According to a former U.S. Air Force intelligence chief, Gen. George Keegan: ‎‎”I could not have procured the intelligence [provided by Israel on Soviet Air ‎Force capabilities, new Soviet weapons, electronics and jamming devices] with ‎five CIAs. … The ability of the U.S. Air Force in particular, and the Army in ‎general, to defend NATO owes more to the Israeli intelligence input than it ‎does to any other single source of intelligence.” The former chairman of the ‎Senate Appropriations Committee, Sen. Daniel Inouye, revealed that “Israel ‎provided the U.S. [operational lessons and intelligence on advanced Soviet ‎ground-to-air missiles] that would have cost the U.S. billions of dollars to find ‎out.”
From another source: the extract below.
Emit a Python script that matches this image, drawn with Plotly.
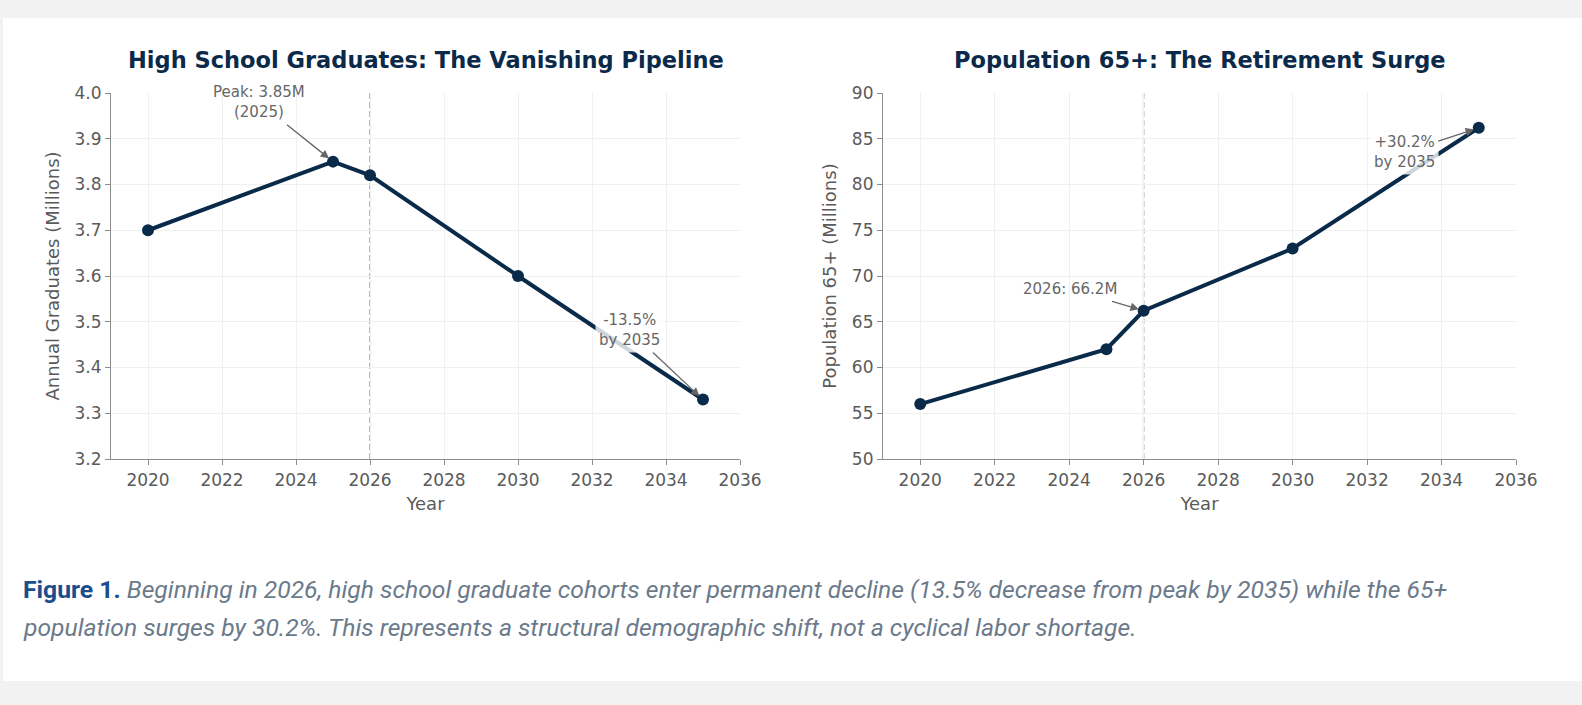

On Oct. 28, 1991, in the aftermath of the First Gulf War, then-Defense ‎Secretary Dick Cheney stated: “There were many times during the course of ‎the buildup in the Gulf, and subsequent conflict, that I gave thanks for the ‎bold and dramatic action that had been taken some 10 years before [when ‎Israel destroyed Iraq’s nuclear reactor at Osirak].” The destruction of Iraq’s ‎nuclear capabilities in 1981 spared the U.S. a nuclear confrontation in 1991.

An Israel-like ally in the Persian Gulf would have dramatically minimized U.S. ‎military involvement in Persian Gulf conflicts, and drastically reduced the ‎monthly, mega-billion dollar cost of U.S. military units and bases in the ‎Gulf and Indian Ocean, as is the current Israel-effect in the eastern flank of ‎the Mediterranean.‎

Yoram Ettinger is a former ambassador and head of Second Thought: A U.S.-Israel Initiative.